>>>

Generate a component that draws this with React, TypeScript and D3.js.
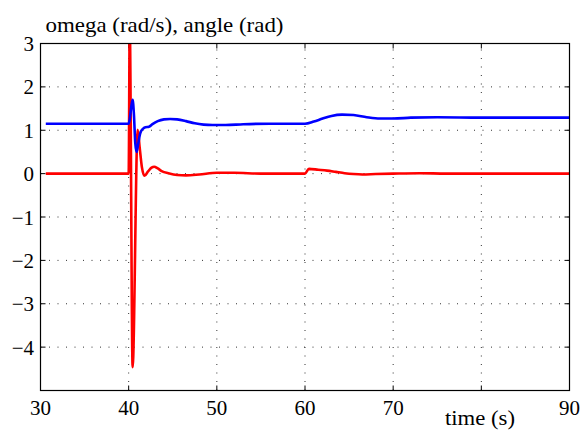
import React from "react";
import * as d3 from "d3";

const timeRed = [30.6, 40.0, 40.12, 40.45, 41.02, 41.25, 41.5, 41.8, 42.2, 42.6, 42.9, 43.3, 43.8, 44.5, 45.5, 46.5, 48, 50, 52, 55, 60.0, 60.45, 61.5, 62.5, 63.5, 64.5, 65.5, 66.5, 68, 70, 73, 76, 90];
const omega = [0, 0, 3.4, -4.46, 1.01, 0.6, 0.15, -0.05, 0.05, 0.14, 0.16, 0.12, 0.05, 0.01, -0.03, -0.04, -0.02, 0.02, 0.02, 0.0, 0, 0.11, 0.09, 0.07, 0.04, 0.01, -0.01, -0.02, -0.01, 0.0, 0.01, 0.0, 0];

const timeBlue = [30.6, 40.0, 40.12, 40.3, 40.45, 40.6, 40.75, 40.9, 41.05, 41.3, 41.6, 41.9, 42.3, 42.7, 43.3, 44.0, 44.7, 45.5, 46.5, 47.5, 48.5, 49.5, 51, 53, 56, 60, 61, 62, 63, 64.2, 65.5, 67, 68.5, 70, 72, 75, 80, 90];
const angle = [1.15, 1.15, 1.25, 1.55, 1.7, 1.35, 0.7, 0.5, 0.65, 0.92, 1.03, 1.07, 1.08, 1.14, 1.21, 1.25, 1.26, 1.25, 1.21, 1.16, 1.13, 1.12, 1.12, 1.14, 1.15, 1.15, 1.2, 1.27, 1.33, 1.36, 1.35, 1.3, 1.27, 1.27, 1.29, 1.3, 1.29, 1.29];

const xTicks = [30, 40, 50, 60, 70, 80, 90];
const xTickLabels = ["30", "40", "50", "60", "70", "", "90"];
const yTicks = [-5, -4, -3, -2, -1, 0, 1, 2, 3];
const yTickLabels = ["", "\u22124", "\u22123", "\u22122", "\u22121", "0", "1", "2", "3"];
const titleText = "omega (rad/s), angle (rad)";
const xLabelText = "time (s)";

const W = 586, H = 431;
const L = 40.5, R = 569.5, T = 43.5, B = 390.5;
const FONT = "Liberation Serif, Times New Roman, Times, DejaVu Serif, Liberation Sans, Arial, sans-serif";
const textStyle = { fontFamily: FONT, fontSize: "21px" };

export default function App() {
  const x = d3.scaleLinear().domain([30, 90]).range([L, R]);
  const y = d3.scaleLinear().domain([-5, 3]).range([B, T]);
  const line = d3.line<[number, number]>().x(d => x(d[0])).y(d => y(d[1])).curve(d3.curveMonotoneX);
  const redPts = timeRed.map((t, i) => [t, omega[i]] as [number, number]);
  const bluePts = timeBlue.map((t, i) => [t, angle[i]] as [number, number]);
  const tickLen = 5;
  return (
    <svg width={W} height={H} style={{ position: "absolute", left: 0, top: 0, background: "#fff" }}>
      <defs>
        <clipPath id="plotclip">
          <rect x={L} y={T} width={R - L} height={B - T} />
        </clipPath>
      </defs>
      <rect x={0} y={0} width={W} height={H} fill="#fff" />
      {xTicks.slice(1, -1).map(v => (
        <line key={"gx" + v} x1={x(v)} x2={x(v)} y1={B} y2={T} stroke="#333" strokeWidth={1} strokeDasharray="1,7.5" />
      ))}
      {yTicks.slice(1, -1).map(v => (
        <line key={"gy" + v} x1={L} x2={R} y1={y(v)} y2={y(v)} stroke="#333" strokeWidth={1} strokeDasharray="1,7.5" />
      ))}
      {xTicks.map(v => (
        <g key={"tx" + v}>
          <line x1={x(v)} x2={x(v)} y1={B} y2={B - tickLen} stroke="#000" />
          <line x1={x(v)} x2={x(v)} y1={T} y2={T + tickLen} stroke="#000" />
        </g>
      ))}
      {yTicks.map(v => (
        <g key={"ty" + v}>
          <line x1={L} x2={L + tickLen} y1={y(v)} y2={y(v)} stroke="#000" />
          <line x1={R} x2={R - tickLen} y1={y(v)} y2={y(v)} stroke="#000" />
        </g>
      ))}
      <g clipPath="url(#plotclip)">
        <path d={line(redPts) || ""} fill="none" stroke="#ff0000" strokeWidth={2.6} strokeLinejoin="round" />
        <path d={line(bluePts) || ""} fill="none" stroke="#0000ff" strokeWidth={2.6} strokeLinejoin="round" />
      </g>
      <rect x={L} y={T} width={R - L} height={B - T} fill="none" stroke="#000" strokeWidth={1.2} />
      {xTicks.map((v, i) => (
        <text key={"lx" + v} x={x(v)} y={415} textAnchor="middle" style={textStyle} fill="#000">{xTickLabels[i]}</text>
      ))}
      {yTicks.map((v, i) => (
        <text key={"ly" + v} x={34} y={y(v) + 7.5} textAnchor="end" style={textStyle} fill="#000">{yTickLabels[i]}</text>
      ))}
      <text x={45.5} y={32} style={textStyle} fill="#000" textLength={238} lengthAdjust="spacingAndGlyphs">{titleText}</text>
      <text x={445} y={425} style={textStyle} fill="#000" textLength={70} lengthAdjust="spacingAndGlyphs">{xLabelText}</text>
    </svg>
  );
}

<<<
>>>

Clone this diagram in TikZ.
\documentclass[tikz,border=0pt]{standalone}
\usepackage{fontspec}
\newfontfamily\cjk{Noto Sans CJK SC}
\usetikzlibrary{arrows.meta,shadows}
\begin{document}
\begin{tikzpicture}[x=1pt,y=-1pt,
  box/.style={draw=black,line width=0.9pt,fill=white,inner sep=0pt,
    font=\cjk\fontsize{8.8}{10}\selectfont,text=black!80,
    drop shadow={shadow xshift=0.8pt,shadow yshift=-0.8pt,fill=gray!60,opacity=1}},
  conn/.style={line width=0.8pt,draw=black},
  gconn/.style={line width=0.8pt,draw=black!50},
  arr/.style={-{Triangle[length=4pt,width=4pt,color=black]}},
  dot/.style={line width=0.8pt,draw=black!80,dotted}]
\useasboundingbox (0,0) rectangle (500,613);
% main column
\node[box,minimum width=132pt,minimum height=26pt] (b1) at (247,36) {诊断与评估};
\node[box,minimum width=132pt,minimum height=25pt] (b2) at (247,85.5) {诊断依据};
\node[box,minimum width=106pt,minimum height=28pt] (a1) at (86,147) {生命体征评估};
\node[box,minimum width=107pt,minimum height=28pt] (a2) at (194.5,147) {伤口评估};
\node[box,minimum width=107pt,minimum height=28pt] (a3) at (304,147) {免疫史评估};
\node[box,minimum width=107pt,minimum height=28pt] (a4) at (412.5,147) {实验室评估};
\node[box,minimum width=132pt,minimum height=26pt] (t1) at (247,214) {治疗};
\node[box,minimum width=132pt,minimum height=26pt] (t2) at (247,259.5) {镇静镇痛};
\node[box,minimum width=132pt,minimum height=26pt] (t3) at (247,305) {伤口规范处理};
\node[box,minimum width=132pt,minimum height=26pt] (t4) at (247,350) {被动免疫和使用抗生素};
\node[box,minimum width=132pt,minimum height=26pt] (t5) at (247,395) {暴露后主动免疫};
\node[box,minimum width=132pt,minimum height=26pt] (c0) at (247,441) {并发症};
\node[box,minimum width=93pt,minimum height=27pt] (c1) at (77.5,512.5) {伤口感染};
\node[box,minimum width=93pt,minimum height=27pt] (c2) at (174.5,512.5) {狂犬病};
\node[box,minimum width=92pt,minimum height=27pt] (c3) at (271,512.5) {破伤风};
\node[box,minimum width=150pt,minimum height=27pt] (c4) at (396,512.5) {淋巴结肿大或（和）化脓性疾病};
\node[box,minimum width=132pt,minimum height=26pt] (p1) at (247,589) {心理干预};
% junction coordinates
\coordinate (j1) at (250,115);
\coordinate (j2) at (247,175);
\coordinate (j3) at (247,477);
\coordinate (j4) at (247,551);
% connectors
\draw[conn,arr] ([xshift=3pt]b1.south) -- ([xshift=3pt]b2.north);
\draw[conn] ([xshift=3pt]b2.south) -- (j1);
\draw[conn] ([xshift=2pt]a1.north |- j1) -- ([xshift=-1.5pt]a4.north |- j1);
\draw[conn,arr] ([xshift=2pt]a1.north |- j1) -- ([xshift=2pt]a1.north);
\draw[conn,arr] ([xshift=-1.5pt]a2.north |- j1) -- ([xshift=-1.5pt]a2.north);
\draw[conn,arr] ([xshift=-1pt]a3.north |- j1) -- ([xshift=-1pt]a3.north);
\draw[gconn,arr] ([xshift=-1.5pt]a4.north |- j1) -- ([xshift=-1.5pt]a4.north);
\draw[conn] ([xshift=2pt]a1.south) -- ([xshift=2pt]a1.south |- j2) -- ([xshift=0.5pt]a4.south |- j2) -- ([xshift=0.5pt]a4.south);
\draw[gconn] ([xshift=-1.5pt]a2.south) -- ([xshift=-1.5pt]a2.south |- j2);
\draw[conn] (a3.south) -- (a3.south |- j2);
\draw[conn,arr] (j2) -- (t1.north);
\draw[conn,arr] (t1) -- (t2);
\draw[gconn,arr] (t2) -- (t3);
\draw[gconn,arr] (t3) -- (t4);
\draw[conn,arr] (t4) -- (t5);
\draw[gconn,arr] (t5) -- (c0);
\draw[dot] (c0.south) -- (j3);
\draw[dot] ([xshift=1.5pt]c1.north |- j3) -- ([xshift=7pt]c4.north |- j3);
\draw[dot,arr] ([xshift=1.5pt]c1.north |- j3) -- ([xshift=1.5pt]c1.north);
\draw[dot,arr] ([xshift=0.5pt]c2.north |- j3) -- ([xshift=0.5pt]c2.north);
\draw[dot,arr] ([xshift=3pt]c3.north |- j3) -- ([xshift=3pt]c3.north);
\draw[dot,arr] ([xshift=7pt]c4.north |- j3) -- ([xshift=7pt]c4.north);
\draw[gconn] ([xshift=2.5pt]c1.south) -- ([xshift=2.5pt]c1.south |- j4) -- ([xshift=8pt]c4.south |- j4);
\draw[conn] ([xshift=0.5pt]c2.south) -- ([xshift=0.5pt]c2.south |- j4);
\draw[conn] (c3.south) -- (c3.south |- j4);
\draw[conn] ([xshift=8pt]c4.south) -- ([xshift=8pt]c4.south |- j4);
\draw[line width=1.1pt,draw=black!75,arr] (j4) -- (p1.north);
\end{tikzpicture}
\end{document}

<<<

● **The task**:
Among the entries above, locate the line with "Generate a component" and the line with "1.3, 1.29, 1.29];". Give those two lines and all lines between them again, exactly, leaving out the pictures.

● **Worked solution**:
Generate a component that draws this with React, TypeScript and D3.js.
import React from "react";
import * as d3 from "d3";

const timeRed = [30.6, 40.0, 40.12, 40.45, 41.02, 41.25, 41.5, 41.8, 42.2, 42.6, 42.9, 43.3, 43.8, 44.5, 45.5, 46.5, 48, 50, 52, 55, 60.0, 60.45, 61.5, 62.5, 63.5, 64.5, 65.5, 66.5, 68, 70, 73, 76, 90];
const omega = [0, 0, 3.4, -4.46, 1.01, 0.6, 0.15, -0.05, 0.05, 0.14, 0.16, 0.12, 0.05, 0.01, -0.03, -0.04, -0.02, 0.02, 0.02, 0.0, 0, 0.11, 0.09, 0.07, 0.04, 0.01, -0.01, -0.02, -0.01, 0.0, 0.01, 0.0, 0];

const timeBlue = [30.6, 40.0, 40.12, 40.3, 40.45, 40.6, 40.75, 40.9, 41.05, 41.3, 41.6, 41.9, 42.3, 42.7, 43.3, 44.0, 44.7, 45.5, 46.5, 47.5, 48.5, 49.5, 51, 53, 56, 60, 61, 62, 63, 64.2, 65.5, 67, 68.5, 70, 72, 75, 80, 90];
const angle = [1.15, 1.15, 1.25, 1.55, 1.7, 1.35, 0.7, 0.5, 0.65, 0.92, 1.03, 1.07, 1.08, 1.14, 1.21, 1.25, 1.26, 1.25, 1.21, 1.16, 1.13, 1.12, 1.12, 1.14, 1.15, 1.15, 1.2, 1.27, 1.33, 1.36, 1.35, 1.3, 1.27, 1.27, 1.29, 1.3, 1.29, 1.29];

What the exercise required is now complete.